>> Begin Available data

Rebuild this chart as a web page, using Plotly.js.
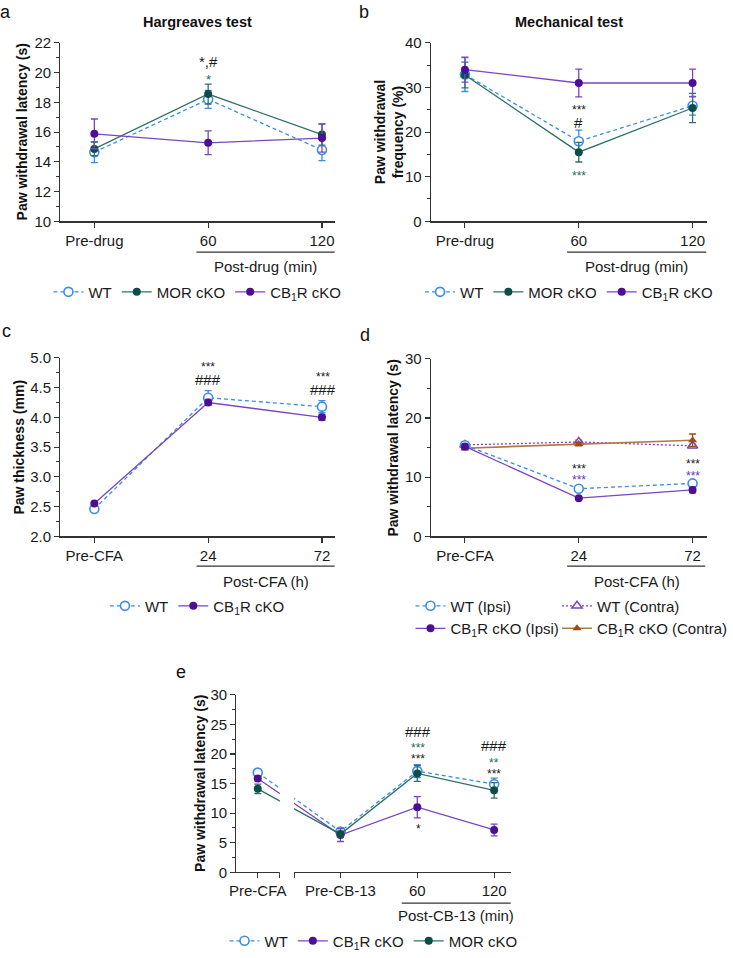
<!DOCTYPE html>
<html><head><meta charset="utf-8">
<script src="https://cdn.plot.ly/plotly-3.0.1.min.js"></script>
<style>html,body{margin:0;padding:0;background:#fff}</style>
</head><body><div id="chart" style="width:733px;height:958px"></div>
<script>
// ---------- data ----------
const catsDrug = ['Pre-drug', '60', '120'];
const catsCFA = ['Pre-CFA', '24', '72'];
const catsE = ['Pre-CFA', 'Pre-CB-13', '60', '120'];

// Panel a: Hargreaves test (s)
const aWT = [14.65, 18.2, 14.8];      const aWTerr = [0.7, 0.6, 0.72];
const aMOR = [14.87, 18.56, 15.83];   const aMORerr = [0.45, 0.67, 0.7];
const aCB = [15.88, 15.28, 15.6];     const aCBerr = [1.0, 0.8, 0.95];

// Panel b: Mechanical test (%)
const bWT = [32.9, 17.95, 25.9];      const bWTerr = [3.8, 2.5, 2.1];
const bMOR = [32.8, 15.5, 25.4];      const bMORerr = [2.9, 2.2, 3.3];
const bCB = [34.0, 31.0, 31.0];       const bCBerr = [2.8, 3.1, 3.1];

// Panel c: Paw thickness (mm)
const cWT = [2.46, 4.33, 4.18];       const cWTerr = [0.03, 0.12, 0.1];
const cCB = [2.55, 4.25, 4.0];        const cCBerr = [0.03, 0.05, 0.05];

// Panel d: Paw withdrawal latency (s)
const dWTi = [15.4, 8.05, 8.95];      const dWTiErr = [0.6, 0.3, 0.4];
const dCBi = [15.2, 6.45, 7.85];      const dCBiErr = [0.4, 0.2, 0.5];
const dWTc = [15.45, 15.95, 15.3];    const dWTcErr = [0.3, 0.3, 0.3];
const dCBc = [14.9, 15.6, 16.25];     const dCBcErr = [0.3, 0.3, 1.05];

// Panel e: Paw withdrawal latency (s)
const eWT = [16.85, 6.9, 17.1, 14.9]; const eWTerr = [0.5, 0.4, 1.1, 1.0];
const eCB = [15.85, 6.3, 11.0, 7.15]; const eCBerr = [0.4, 1.1, 1.8, 1.0];
const eMOR = [14.1, 6.45, 16.7, 13.85]; const eMORerr = [0.8, 0.5, 1.35, 1.3];

// ---------- layout helpers ----------
const W = 733, H = 958;
const px = x => x / W;
const py = y => 1 - y / H;
const FONT = 'Liberation Sans, Arial, Helvetica, sans-serif';
const posE = [0, 1.076, 2.076, 3.076];

const BLUE = '#3a8ee6';
const TEAL_M = '#0c4d47', TEAL_L = '#2f716a';
const PUR_M = '#4c0e92', PUR_L = '#7a45c2';
const BRN_M = '#9a4e12', BRN_L = '#b07a45';
const AX = '#333333';

function style(kind) {
  if (kind === 'wt') return {line: {color: BLUE, width: 1.3, dash: '4px,3px'},
    marker: {symbol: 'circle', size: 9, color: '#ffffff', line: {color: BLUE, width: 1.6}}, ec: BLUE};
  if (kind === 'mor') return {line: {color: TEAL_L, width: 1.3},
    marker: {symbol: 'circle', size: 8, color: TEAL_M}, ec: TEAL_L};
  if (kind === 'cb') return {line: {color: PUR_L, width: 1.3},
    marker: {symbol: 'circle', size: 8, color: PUR_M}, ec: PUR_L};
  if (kind === 'wtc') return {line: {color: PUR_L, width: 1.3, dash: '2px,2px'},
    marker: {symbol: 'triangle-up', size: 9, color: '#ffffff', line: {color: PUR_L, width: 1.5}}, ec: PUR_L};
  if (kind === 'cbc') return {line: {color: BRN_L, width: 1.6},
    marker: {symbol: 'triangle-up', size: 8, color: BRN_M}, ec: BRN_M};
}
function tr(x, y, err, kind, n, legend, name) {
  const s = style(kind);
  return {x: x, y: y, type: 'scatter', mode: 'lines+markers', name: name,
    xaxis: 'x' + (n === 1 ? '' : n), yaxis: 'y' + (n === 1 ? '' : n), legend: legend,
    line: s.line, marker: s.marker, cliponaxis: false,
    error_y: {type: 'data', array: err, visible: true, color: s.ec, thickness: 1.3, width: 3.5}};
}
const CB1 = 'CB<sub>1</sub>R cKO';
const data = [
  tr(catsDrug, aWT, aWTerr, 'wt', 1, 'legend', 'WT'),
  tr(catsDrug, aMOR, aMORerr, 'mor', 1, 'legend', 'MOR cKO'),
  tr(catsDrug, aCB, aCBerr, 'cb', 1, 'legend', CB1),
  tr(catsDrug, bWT, bWTerr, 'wt', 2, 'legend2', 'WT'),
  tr(catsDrug, bMOR, bMORerr, 'mor', 2, 'legend2', 'MOR cKO'),
  tr(catsDrug, bCB, bCBerr, 'cb', 2, 'legend2', CB1),
  tr(catsCFA, cWT, cWTerr, 'wt', 3, 'legend3', 'WT'),
  tr(catsCFA, cCB, cCBerr, 'cb', 3, 'legend3', CB1),
  tr(catsCFA, dWTc, dWTcErr, 'wtc', 4, 'legend5', 'WT (Contra)'),
  tr(catsCFA, dCBc, dCBcErr, 'cbc', 4, 'legend5', CB1 + ' (Contra)'),
  tr(catsCFA, dWTi, dWTiErr, 'wt', 4, 'legend4', 'WT (Ipsi)'),
  tr(catsCFA, dCBi, dCBiErr, 'cb', 4, 'legend4', CB1 + ' (Ipsi)'),
  tr(posE, eWT, eWTerr, 'wt', 5, 'legend6', 'WT'),
  tr(posE, eCB, eCBerr, 'cb', 5, 'legend6', CB1),
  tr(posE, eMOR, eMORerr, 'mor', 5, 'legend6', 'MOR cKO'),
];

function xAx(x0, x1, range, anchor, extra) {
  return Object.assign({domain: [px(x0), px(x1)], range: range, anchor: anchor, type: 'category',
    showline: true, linecolor: AX, linewidth: 1.2, ticks: 'outside', ticklen: 5, tickwidth: 1.1,
    tickcolor: AX, showgrid: false, zeroline: false, tickfont: {size: 15, color: '#1a1a1a', family: FONT}}, extra || {});
}
function yAx(yTop, yBot, range, dtick, minor, anchor, fmt) {
  return {domain: [py(yBot), py(yTop)], range: range, anchor: anchor, dtick: dtick, tick0: 0,
    showline: true, linecolor: AX, linewidth: 1.2, ticks: 'outside', ticklen: 5, tickwidth: 1.1,
    tickcolor: AX, showgrid: false, zeroline: false, tickformat: fmt || '',
    minor: {dtick: minor, ticklen: 3, tickcolor: AX, ticks: 'outside', tickwidth: 1, showgrid: false},
    tickfont: {size: 15, color: '#1a1a1a', family: FONT}};
}

function leg(x, y, xanchor, orient) {
  return {x: px(x), y: py(y), xanchor: xanchor, yanchor: 'middle', orientation: orient,
    font: {size: 15, family: FONT, color: '#1a1a1a'}, bgcolor: 'rgba(0,0,0,0)', itemwidth: 30,
    traceorder: 'normal', tracegroupgap: 0, itemclick: false};
}

function txt(x, y, text, opts) {
  return Object.assign({xref: 'paper', yref: 'paper', x: px(x), y: py(y), text: text, showarrow: false,
    xanchor: 'center', yanchor: 'middle', font: {size: 15, family: FONT, color: '#1a1a1a'}}, opts || {});
}
function star(x, y, text, color, size) {
  return txt(x, y, text, {font: {size: size || 14, family: FONT, color: color}});
}
function ytitle(x, y, text) {
  return txt(x, y, '<b>' + text + '</b>', {textangle: -90, font: {size: 14, family: FONT, color: '#111'}});
}
function hline(x0, x1, y) {
  return {type: 'line', xref: 'paper', yref: 'paper', x0: px(x0), x1: px(x1), y0: py(y), y1: py(y),
    line: {color: AX, width: 1.2}};
}

const BLACK = '#1a1a1a', TEALT = '#1f6a63', PURT = '#6a2fc0';

const annotations = [
  // panel letters
  txt(6, 12, 'a', {font: {size: 18, family: FONT, color: '#111'}}),
  txt(374, 12, 'b', {font: {size: 18, family: FONT, color: '#111'}}),
  txt(7, 332, 'c', {font: {size: 18, family: FONT, color: '#111'}}),
  txt(375, 336, 'd', {font: {size: 18, family: FONT, color: '#111'}}),
  txt(186, 674, 'e', {font: {size: 18, family: FONT, color: '#111'}}),
  // panel titles
  txt(203, 22, '<b>Hargreaves test</b>', {font: {size: 14.5, family: FONT, color: '#111'}}),
  txt(585, 22, '<b>Mechanical test</b>', {font: {size: 14.5, family: FONT, color: '#111'}}),
  // y-axis titles
  ytitle(23, 132.5, 'Paw withdrawal latency (s)'),
  ytitle(400, 132.5, 'Paw withdrawal<br>frequency (%)'),
  ytitle(20, 448.5, 'Paw thickness (mm)'),
  ytitle(404, 449, 'Paw withdrawal latency (s)'),
  ytitle(205, 786, 'Paw withdrawal latency (s)'),
  // group labels
  txt(273, 267, 'Post-drug (min)'),
  txt(654, 267, 'Post-drug (min)'),
  txt(273, 583, 'Post-CFA (h)'),
  txt(655, 583, 'Post-CFA (h)'),
  txt(469, 918, 'Post-CB-13 (min)'),
  // significance marks
  star(214, 62, '*,#', BLACK, 15),
  star(214, 80, '*', TEALT, 13),
  star(595, 110, '***', BLACK, 12),
  star(595, 123, '#', BLACK, 15),
  star(595, 177, '***', TEALT, 12),
  star(214, 368, '***', BLACK, 12),
  star(214, 381, '###', BLACK, 15),
  star(332, 378, '***', BLACK, 12),
  star(332, 391, '###', BLACK, 15),
  star(595, 470, '***', BLACK, 12),
  star(595, 482, '***', PURT, 12),
  star(712, 465, '***', BLACK, 12),
  star(712, 477, '***', PURT, 12),
  star(430, 734, '###', BLACK, 15),
  star(430, 750, '***', TEALT, 12),
  star(430, 761, '***', BLACK, 12),
  star(430, 832, '*', BLACK, 12),
  star(508, 748, '###', BLACK, 15),
  star(508, 765, '**', TEALT, 12),
  star(508, 776, '***', BLACK, 12),
];

const shapes = [
  hline(202, 344, 253),
  hline(583, 726, 253),
  hline(202, 344, 568),
  hline(583, 725, 568),
  hline(413, 525, 906),
  // axis break in panel e
  {type: 'rect', xref: 'paper', yref: 'paper', x0: px(287.7), x1: px(302.3), y0: py(877.5), y1: py(690),
    fillcolor: '#ffffff', line: {width: 0}, layer: 'above'},
];

const layout = {
  width: W, height: H, margin: {l: 0, r: 0, t: 0, b: 0},
  paper_bgcolor: '#ffffff', plot_bgcolor: '#ffffff', showlegend: true,
  font: {family: FONT, size: 15, color: '#1a1a1a'},
  xaxis: xAx(62, 344, [-0.299, 2.111], 'y'),
  yaxis: yAx(43, 222, [10, 22], 2, 1, 'x'),
  xaxis2: xAx(443, 727, [-0.299, 2.128], 'y2'),
  yaxis2: yAx(43, 222, [0, 40], 10, 5, 'x2'),
  xaxis3: xAx(62, 344, [-0.299, 2.111], 'y3'),
  yaxis3: yAx(359, 538, [2, 5], 0.5, 0.25, 'x3', '.1f'),
  xaxis4: xAx(443, 727, [-0.299, 2.128], 'y4'),
  yaxis4: yAx(360, 538, [0, 30], 10, 5, 'x4'),
  xaxis5: xAx(243, 525, [-0.278, 3.291], 'y5', {type: 'linear', tickmode: 'array',
    tickvals: [posE[0], 0.278, 0.481, posE[1], posE[2], posE[3]],
    ticktext: [catsE[0], '', '', catsE[1], catsE[2], catsE[3]]}),
  yaxis5: yAx(697, 875, [0, 30], 5, 2.5, 'x5'),
  legend: leg(203, 293, 'center', 'h'),
  legend2: leg(585, 293, 'center', 'h'),
  legend3: leg(203, 608, 'center', 'h'),
  legend4: leg(422, 619, 'left', 'v'),
  legend5: leg(573, 619, 'left', 'v'),
  legend6: leg(384, 944, 'center', 'h'),
  annotations: annotations,
  shapes: shapes,
};

Plotly.newPlot('chart', data, layout, {displayModeBar: false, staticPlot: true});
</script>
</body></html>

>> End Available data

[Short problem] Go from the first line of the data above to the line containing "const aCB = [15.88, 15.28, 15.6];" and retype exactly those lines, both included, but none of the pictures.

[Response for this exercise]
Rebuild this chart as a web page, using Plotly.js.
<!DOCTYPE html>
<html><head><meta charset="utf-8">
<script src="https://cdn.plot.ly/plotly-3.0.1.min.js"></script>
<style>html,body{margin:0;padding:0;background:#fff}</style>
</head><body><div id="chart" style="width:733px;height:958px"></div>
<script>
// ---------- data ----------
const catsDrug = ['Pre-drug', '60', '120'];
const catsCFA = ['Pre-CFA', '24', '72'];
const catsE = ['Pre-CFA', 'Pre-CB-13', '60', '120'];

// Panel a: Hargreaves test (s)
const aWT = [14.65, 18.2, 14.8];      const aWTerr = [0.7, 0.6, 0.72];
const aMOR = [14.87, 18.56, 15.83];   const aMORerr = [0.45, 0.67, 0.7];
const aCB = [15.88, 15.28, 15.6];     const aCBerr = [1.0, 0.8, 0.95];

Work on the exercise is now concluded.